2. Google Flights. Particularly if we are planning a trip with a lot of flights, Google Flights is a godsend. It helps us figure out which airlines fly certain routes (we are picky and only fly airlines with 7-star safety ratings (see the criteria here), by Airline Ratings.com) and determine if we want to lay over for several days in a connecting city. On Google flights you can enter round trips, one-way or multi-leg flights and select class of service which can give you sense of the budget for each leg of your trip. It will pull in multiple airlines’ options into your search results.

Our second, and more frequent, use of Google flights is to track the cost of a flight. Once we know the date range of a flight which we want to take from one city to another, we track the prices of that flight so we can get a sense for the cost and know when a good deal is to be found. Check out/download our guide below for using Google Flights.

We also use Seat Guru to help determine if our seat choices are comfortable and quiet, particularly if it is a new airline or aircraft for us.

3. Cruise Critic. We aren’t, yet anyway, big cruisers. In fact, to date, we’ve been on only one together. But. We do plan to use cruises as a method to see parts of the world which are difficult to get to (think: Antarctica) or to see lots of water-bound places conveniently (think: Carribean or the Third Island chain/Fiji) or to travel to parts of the world where we feel safer under the watch and care of an experienced group (think: parts of Central America).

There are also some fantastic looking one-way cruises we have our eye on (revisiting the Panama Canal from Florida to California, going from Cape Town in South Africa to Singapore, etc.).

We expect, over time, our use of cruises will increase. For now, within North America, parts of Asia and Europe anyway, we feel very comfortable making our own way on planes, trains and automobiles. But, when we are thinking about a cruise, Cruise Critic is a great site to use to scout out a cruise you are looking for.

Walking Apps. Once you’ve arrived, if you want to take a walk, these are the apps we swear by.

1. Rick Steves’ Audio Guides. Once we get to our destination (if we’re in Europe), we use Rick Steves’ audio guides and, in particular, his walking tours on his easy-to-use and easy-to-download app. You can download them when connected to Wi-Fi and then roam data-plan/wi-fi free when you’re on the tour. He also has lots of content about the European country and city you’re visiting.

2. Hiking with AllTrails. I am a loyal AllTrails app user for hikes.

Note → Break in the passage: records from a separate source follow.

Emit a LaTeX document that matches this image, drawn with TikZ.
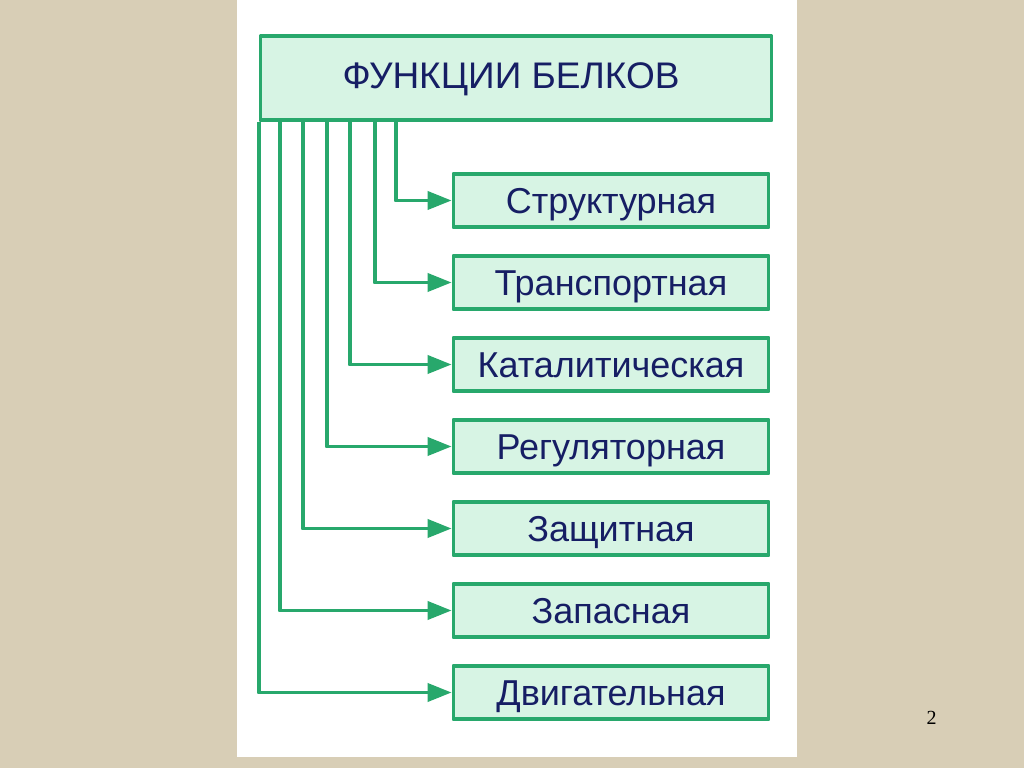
\documentclass[tikz,border=0pt]{standalone}
\usepackage{fontspec}
\setmainfont{Liberation Sans}
\newfontfamily\pagenumfont{Liberation Serif}
\usetikzlibrary{positioning,calc,arrows.meta}
\definecolor{boxgreen}{RGB}{40,168,108}
\definecolor{boxfill}{RGB}{215,244,228}
\definecolor{textnavy}{RGB}{22,30,100}
\definecolor{paper}{RGB}{216,206,182}
\tikzset{
  funcbox/.style={draw=boxgreen, line width=3.8pt, fill=boxfill, text=textnavy,
    minimum width=315pt, minimum height=53.5pt, inner sep=0pt,
    text height=25.8pt, text depth=0pt,
    font=\fontsize{36}{40}\selectfont},
  titlebox/.style={funcbox, minimum width=511pt, minimum height=84pt,
    text height=26.5pt, font=\fontsize{37}{40}\selectfont},
  branch/.style={draw=boxgreen, line width=3.8pt, -{Triangle[length=24pt,width=18pt]}}
}

\begin{document}
\begin{tikzpicture}[x=1pt, y=1pt, line join=round]
\useasboundingbox (0,0) rectangle (1024,768);
\fill[paper] (0,0) rectangle (1024,768);
\fill[white] (237,11) rectangle (797,768);

\node[titlebox] (title) at (516,689.7) {\raisebox{3pt}{ФУНКЦИИ БЕЛКОВ}\hspace*{10pt}};
\foreach \txt [count=\i] in {Структурная,Транспортная,Каталитическая,Регуляторная,Защитная,Запасная,Двигательная}
  \node[funcbox] (f\i) at (611,{567.5-82*(\i-1)}) {\txt};

% branches from the title box
\foreach \i/\dx in {1/137,2/116,3/91,4/68,5/44,6/21,7/0}
  \draw[branch] ($(title.south west)+(\dx,0)$) |- (f\i.west);

\node[font=\pagenumfont\fontsize{20}{22}\selectfont] (pagenum) at (931.5,50.5) {2};
\end{tikzpicture}
\end{document}
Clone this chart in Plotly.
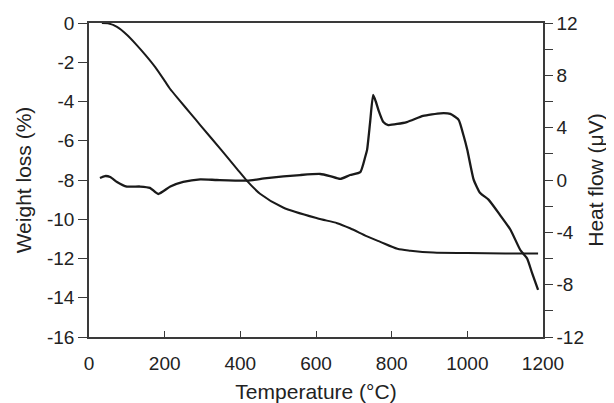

Like with Rick Steves, if you download the trail in advance (if you use the pay version, which isn’t that expensive and totally worth it) you don’t need to worry about a cell signal when you get back in the woods or up on the mountain which I find essential. As any hiker will tell you, sometimes you can lose a trail. The AllTrails map will locate you in comparison to the mapped trail so you can navigate back on track. There are ratings, reviews and durations for you to use when planning your trip. You can also easily find hikes nearby when you’re connected to data. In Scotland, I found the Komoot app useful as well. Here is a helpful comparison of the two.

3. Ullmon Maps. Ullmon’s offline maps app CityMaps2Go can be useful for city maps, particularly if you didn’t get a data plan on your phone for your destination or are in a city for the first time. Download the map in advance and then you can use it to find your way.

If you’re planning a road trip via car, check out our tips for those here.

We will continue to add content here as we find other helpful tools and tips. Happy traveling!